### PROBLEM DESCRIPTION
Only the pictures are omitted; repeat all other data exactly.

★ ★ ★

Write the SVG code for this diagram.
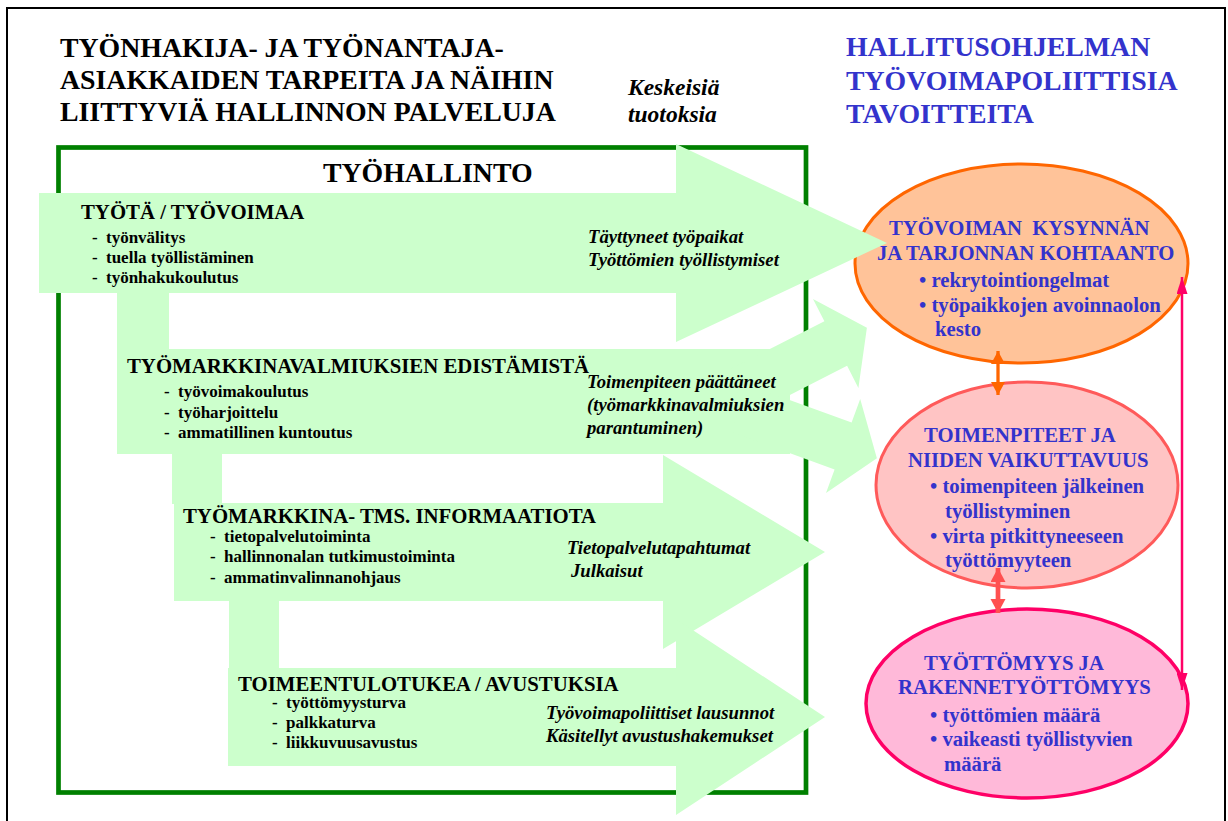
<svg xmlns="http://www.w3.org/2000/svg" width="1228" height="821" viewBox="0 0 1228 821">
<style>
text{font-family:"Liberation Serif","Times New Roman",serif;font-weight:bold;fill:#000}
.big{font-size:27.8px}
.blue{fill:#3333cc}
.hd{font-size:20.8px}
.li{font-size:17px}
.em{font-size:18.7px;font-style:italic}
.kes{font-size:23.5px;font-style:italic}
.arr{fill:#ccffcc}
.ell text{fill:#3333cc;font-size:20.7px}
</style>
<defs>
<marker id="mOr" markerUnits="userSpaceOnUse" markerWidth="14" markerHeight="14" refX="13" refY="7" orient="auto-start-reverse"><path d="M0,0 L13,7 L0,14 z" fill="#ff6600"/></marker>
<marker id="mRd" markerUnits="userSpaceOnUse" markerWidth="15" markerHeight="16" refX="14" refY="7.5" orient="auto-start-reverse"><path d="M0,0 L14,7.5 L0,15 z" fill="#ff5050"/></marker>
<marker id="mMg" markerUnits="userSpaceOnUse" markerWidth="18" markerHeight="11" refX="17" refY="5.5" orient="auto-start-reverse"><path d="M0,0 L17,5.5 L0,11 z" fill="#ff0066"/></marker>
</defs>
<rect x="0" y="0" width="1228" height="821" fill="#fff"/>
<rect x="7" y="8" width="1218" height="840" fill="none" stroke="#000" stroke-width="2"/>

<g id="title-left">
<text class="big" x="60" y="57">TYÖNHAKIJA- JA TYÖNANTAJA-</text>
<text class="big" x="60" y="89">ASIAKKAIDEN TARPEITA JA NÄIHIN</text>
<text class="big" x="60" y="121">LIITTYVIÄ HALLINNON PALVELUJA</text>
</g>
<g id="title-mid">
<text class="kes" x="628" y="95">Keskeisiä</text>
<text class="kes" x="628" y="122">tuotoksia</text>
</g>
<g id="title-right">
<text class="big blue" x="846" y="56">HALLITUSOHJELMAN</text>
<text class="big blue" x="846" y="90">TYÖVOIMAPOLIITTISIA</text>
<text class="big blue" x="846" y="123">TAVOITTEITA</text>
</g>

<g id="tyohallinto">
<rect x="58.5" y="147.5" width="747.5" height="645" fill="none" stroke="#008000" stroke-width="4.7"/>
<text class="big" x="323" y="182">TYÖHALLINTO</text>
</g>

<g id="ellipse-kohtaanto">
<ellipse cx="1021.5" cy="263.5" rx="166.5" ry="99.5" fill="#ffc399" stroke="#ff6600" stroke-width="3"/>
</g>
<g id="ellipse-toimenpiteet">
<ellipse cx="1027" cy="485" rx="151" ry="103" fill="#ffc4c4" stroke="#ff5a5a" stroke-width="3"/>
</g>
<g id="ellipse-tyottomyys">
<ellipse cx="1027" cy="703.5" rx="161" ry="94.5" fill="#ffb9d9" stroke="#ff0066" stroke-width="3.5"/>
</g>

<g id="arrow-tyota">
<polygon class="arr" points="39,193 676,193 676,144 887,243 676,342 676,293 39,293"/>
<rect class="arr" x="117" y="292" width="52" height="58"/>
<text class="hd" x="81" y="219">TYÖTÄ / TYÖVOIMAA</text>
<text class="li"><tspan x="92" y="243">-</tspan><tspan x="106">työnvälitys</tspan></text>
<text class="li"><tspan x="92" y="263">-</tspan><tspan x="106">tuella työllistäminen</tspan></text>
<text class="li"><tspan x="92" y="283">-</tspan><tspan x="106">työnhakukoulutus</tspan></text>
<text class="em" x="588" y="243">Täyttyneet työpaikat</text>
<text class="em" x="588" y="266">Työttömien työllistymiset</text>
</g>

<g id="arrow-valmiudet">
<rect class="arr" x="117" y="349" width="673" height="105"/>
<polygon class="arr" points="726.4,371.2 824.4,321.3 813,299 866.9,327.7 858.4,388.1 847.1,365.8 749.1,415.7"/>
<polygon class="arr" points="748.2,384.9 851.6,422.5 860.2,399 876.9,458.3 826,493 834.6,469.5 731.2,431.9"/>
<rect class="arr" x="172" y="453" width="50" height="51"/>
<text class="hd" x="127" y="373">TYÖMARKKINAVALMIUKSIEN EDISTÄMISTÄ</text>
<text class="li"><tspan x="164" y="397">-</tspan><tspan x="178">työvoimakoulutus</tspan></text>
<text class="li"><tspan x="164" y="418">-</tspan><tspan x="178">työharjoittelu</tspan></text>
<text class="li"><tspan x="164" y="438">-</tspan><tspan x="178">ammatillinen kuntoutus</tspan></text>
<text class="em" x="587" y="388">Toimenpiteen päättäneet</text>
<text class="em" x="587" y="411">(työmarkkinavalmiuksien</text>
<text class="em" x="587" y="434">parantuminen)</text>
</g>

<g id="arrow-informaatio">
<polygon class="arr" points="174,503 663,503 663,455 825,552 663,649 663,601 174,601"/>
<rect class="arr" x="229" y="600" width="50" height="69"/>
<text class="hd" x="183" y="523">TYÖMARKKINA- TMS. INFORMAATIOTA</text>
<text class="li"><tspan x="210" y="542">-</tspan><tspan x="224">tietopalvelutoiminta</tspan></text>
<text class="li"><tspan x="210" y="562">-</tspan><tspan x="224">hallinnonalan tutkimustoiminta</tspan></text>
<text class="li"><tspan x="210" y="583">-</tspan><tspan x="224">ammatinvalinnanohjaus</tspan></text>
<text class="em" x="567" y="554">Tietopalvelutapahtumat</text>
<text class="em" x="571" y="577">Julkaisut</text>
</g>

<g id="arrow-toimeentulo">
<polygon class="arr" points="228,668 676,668 676,619 825,717 676,815 676,766 228,766"/>
<text class="hd" x="238" y="691">TOIMEENTULOTUKEA / AVUSTUKSIA</text>
<text class="li"><tspan x="272" y="708">-</tspan><tspan x="286">työttömyysturva</tspan></text>
<text class="li"><tspan x="272" y="728">-</tspan><tspan x="286">palkkaturva</tspan></text>
<text class="li"><tspan x="272" y="748">-</tspan><tspan x="286">liikkuvuusavustus</tspan></text>
<text class="em" x="546" y="719">Työvoimapoliittiset lausunnot</text>
<text class="em" x="546" y="742">Käsitellyt avustushakemukset</text>
</g>

<g id="text-kohtaanto" class="ell">
<text x="889" y="235" xml:space="preserve">TYÖVOIMAN  KYSYNNÄN</text>
<text x="877" y="260">JA TARJONNAN KOHTAANTO</text>
<text x="919" y="287">• rekrytointiongelmat</text>
<text x="919" y="312">• työpaikkojen avoinnaolon</text>
<text x="935" y="336">kesto</text>
</g>
<g id="text-toimenpiteet" class="ell">
<text x="924" y="442">TOIMENPITEET JA</text>
<text x="908" y="467">NIIDEN VAIKUTTAVUUS</text>
<text x="930" y="493">• toimenpiteen jälkeinen</text>
<text x="945" y="518">työllistyminen</text>
<text x="930" y="543">• virta pitkittyneeseen</text>
<text x="945" y="567">työttömyyteen</text>
</g>
<g id="text-tyottomyys" class="ell">
<text x="924" y="670">TYÖTTÖMYYS JA</text>
<text x="898" y="694">RAKENNETYÖTTÖMYYS</text>
<text x="930" y="722">• työttömien määrä</text>
<text x="930" y="746">• vaikeasti työllistyvien</text>
<text x="944" y="771">määrä</text>
</g>

<g id="connectors" fill="none">
<line x1="998" y1="351" x2="998" y2="395" stroke="#ff6600" stroke-width="3.3" marker-start="url(#mOr)" marker-end="url(#mOr)"/>
<line x1="998" y1="568" x2="998" y2="613" stroke="#ff5050" stroke-width="4.7" marker-start="url(#mRd)" marker-end="url(#mRd)"/>
<line x1="1182" y1="277" x2="1182" y2="690" stroke="#ff0066" stroke-width="2.5" marker-start="url(#mMg)" marker-end="url(#mMg)"/>
</g>
</svg>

★ ★ ★

### TASK RESPONSE
Write the SVG code for this diagram.
<svg xmlns="http://www.w3.org/2000/svg" width="1228" height="821" viewBox="0 0 1228 821">
<style>
text{font-family:"Liberation Serif","Times New Roman",serif;font-weight:bold;fill:#000}
.big{font-size:27.8px}
.blue{fill:#3333cc}
.hd{font-size:20.8px}
.li{font-size:17px}
.em{font-size:18.7px;font-style:italic}
.kes{font-size:23.5px;font-style:italic}
.arr{fill:#ccffcc}
.ell text{fill:#3333cc;font-size:20.7px}
</style>
<defs>
<marker id="mOr" markerUnits="userSpaceOnUse" markerWidth="14" markerHeight="14" refX="13" refY="7" orient="auto-start-reverse"><path d="M0,0 L13,7 L0,14 z" fill="#ff6600"/></marker>
<marker id="mRd" markerUnits="userSpaceOnUse" markerWidth="15" markerHeight="16" refX="14" refY="7.5" orient="auto-start-reverse"><path d="M0,0 L14,7.5 L0,15 z" fill="#ff5050"/></marker>
<marker id="mMg" markerUnits="userSpaceOnUse" markerWidth="18" markerHeight="11" refX="17" refY="5.5" orient="auto-start-reverse"><path d="M0,0 L17,5.5 L0,11 z" fill="#ff0066"/></marker>
</defs>
<rect x="0" y="0" width="1228" height="821" fill="#fff"/>
<rect x="7" y="8" width="1218" height="840" fill="none" stroke="#000" stroke-width="2"/>

<g id="title-left">
<text class="big" x="60" y="57">TYÖNHAKIJA- JA TYÖNANTAJA-</text>
<text class="big" x="60" y="89">ASIAKKAIDEN TARPEITA JA NÄIHIN</text>
<text class="big" x="60" y="121">LIITTYVIÄ HALLINNON PALVELUJA</text>
</g>
<g id="title-mid">
<text class="kes" x="628" y="95">Keskeisiä</text>
<text class="kes" x="628" y="122">tuotoksia</text>
</g>
<g id="title-right">
<text class="big blue" x="846" y="56">HALLITUSOHJELMAN</text>
<text class="big blue" x="846" y="90">TYÖVOIMAPOLIITTISIA</text>
<text class="big blue" x="846" y="123">TAVOITTEITA</text>
</g>

<g id="tyohallinto">
<rect x="58.5" y="147.5" width="747.5" height="645" fill="none" stroke="#008000" stroke-width="4.7"/>
<text class="big" x="323" y="182">TYÖHALLINTO</text>
</g>

<g id="ellipse-kohtaanto">
<ellipse cx="1021.5" cy="263.5" rx="166.5" ry="99.5" fill="#ffc399" stroke="#ff6600" stroke-width="3"/>
</g>
<g id="ellipse-toimenpiteet">
<ellipse cx="1027" cy="485" rx="151" ry="103" fill="#ffc4c4" stroke="#ff5a5a" stroke-width="3"/>
</g>
<g id="ellipse-tyottomyys">
<ellipse cx="1027" cy="703.5" rx="161" ry="94.5" fill="#ffb9d9" stroke="#ff0066" stroke-width="3.5"/>
</g>

<g id="arrow-tyota">
<polygon class="arr" points="39,193 676,193 676,144 887,243 676,342 676,293 39,293"/>
<rect class="arr" x="117" y="292" width="52" height="58"/>
<text class="hd" x="81" y="219">TYÖTÄ / TYÖVOIMAA</text>
<text class="li"><tspan x="92" y="243">-</tspan><tspan x="106">työnvälitys</tspan></text>
<text class="li"><tspan x="92" y="263">-</tspan><tspan x="106">tuella työllistäminen</tspan></text>
<text class="li"><tspan x="92" y="283">-</tspan><tspan x="106">työnhakukoulutus</tspan></text>
<text class="em" x="588" y="243">Täyttyneet työpaikat</text>
<text class="em" x="588" y="266">Työttömien työllistymiset</text>
</g>

<g id="arrow-valmiudet">
<rect class="arr" x="117" y="349" width="673" height="105"/>
<polygon class="arr" points="726.4,371.2 824.4,321.3 813,299 866.9,327.7 858.4,388.1 847.1,365.8 749.1,415.7"/>
<polygon class="arr" points="748.2,384.9 851.6,422.5 860.2,399 876.9,458.3 826,493 834.6,469.5 731.2,431.9"/>
<rect class="arr" x="172" y="453" width="50" height="51"/>
<text class="hd" x="127" y="373">TYÖMARKKINAVALMIUKSIEN EDISTÄMISTÄ</text>
<text class="li"><tspan x="164" y="397">-</tspan><tspan x="178">työvoimakoulutus</tspan></text>
<text class="li"><tspan x="164" y="418">-</tspan><tspan x="178">työharjoittelu</tspan></text>
<text class="li"><tspan x="164" y="438">-</tspan><tspan x="178">ammatillinen kuntoutus</tspan></text>
<text class="em" x="587" y="388">Toimenpiteen päättäneet</text>
<text class="em" x="587" y="411">(työmarkkinavalmiuksien</text>
<text class="em" x="587" y="434">parantuminen)</text>
</g>

<g id="arrow-informaatio">
<polygon class="arr" points="174,503 663,503 663,455 825,552 663,649 663,601 174,601"/>
<rect class="arr" x="229" y="600" width="50" height="69"/>
<text class="hd" x="183" y="523">TYÖMARKKINA- TMS. INFORMAATIOTA</text>
<text class="li"><tspan x="210" y="542">-</tspan><tspan x="224">tietopalvelutoiminta</tspan></text>
<text class="li"><tspan x="210" y="562">-</tspan><tspan x="224">hallinnonalan tutkimustoiminta</tspan></text>
<text class="li"><tspan x="210" y="583">-</tspan><tspan x="224">ammatinvalinnanohjaus</tspan></text>
<text class="em" x="567" y="554">Tietopalvelutapahtumat</text>
<text class="em" x="571" y="577">Julkaisut</text>
</g>

<g id="arrow-toimeentulo">
<polygon class="arr" points="228,668 676,668 676,619 825,717 676,815 676,766 228,766"/>
<text class="hd" x="238" y="691">TOIMEENTULOTUKEA / AVUSTUKSIA</text>
<text class="li"><tspan x="272" y="708">-</tspan><tspan x="286">työttömyysturva</tspan></text>
<text class="li"><tspan x="272" y="728">-</tspan><tspan x="286">palkkaturva</tspan></text>
<text class="li"><tspan x="272" y="748">-</tspan><tspan x="286">liikkuvuusavustus</tspan></text>
<text class="em" x="546" y="719">Työvoimapoliittiset lausunnot</text>
<text class="em" x="546" y="742">Käsitellyt avustushakemukset</text>
</g>

<g id="text-kohtaanto" class="ell">
<text x="889" y="235" xml:space="preserve">TYÖVOIMAN  KYSYNNÄN</text>
<text x="877" y="260">JA TARJONNAN KOHTAANTO</text>
<text x="919" y="287">• rekrytointiongelmat</text>
<text x="919" y="312">• työpaikkojen avoinnaolon</text>
<text x="935" y="336">kesto</text>
</g>
<g id="text-toimenpiteet" class="ell">
<text x="924" y="442">TOIMENPITEET JA</text>
<text x="908" y="467">NIIDEN VAIKUTTAVUUS</text>
<text x="930" y="493">• toimenpiteen jälkeinen</text>
<text x="945" y="518">työllistyminen</text>
<text x="930" y="543">• virta pitkittyneeseen</text>
<text x="945" y="567">työttömyyteen</text>
</g>
<g id="text-tyottomyys" class="ell">
<text x="924" y="670">TYÖTTÖMYYS JA</text>
<text x="898" y="694">RAKENNETYÖTTÖMYYS</text>
<text x="930" y="722">• työttömien määrä</text>
<text x="930" y="746">• vaikeasti työllistyvien</text>
<text x="944" y="771">määrä</text>
</g>

<g id="connectors" fill="none">
<line x1="998" y1="351" x2="998" y2="395" stroke="#ff6600" stroke-width="3.3" marker-start="url(#mOr)" marker-end="url(#mOr)"/>
<line x1="998" y1="568" x2="998" y2="613" stroke="#ff5050" stroke-width="4.7" marker-start="url(#mRd)" marker-end="url(#mRd)"/>
<line x1="1182" y1="277" x2="1182" y2="690" stroke="#ff0066" stroke-width="2.5" marker-start="url(#mMg)" marker-end="url(#mMg)"/>
</g>
</svg>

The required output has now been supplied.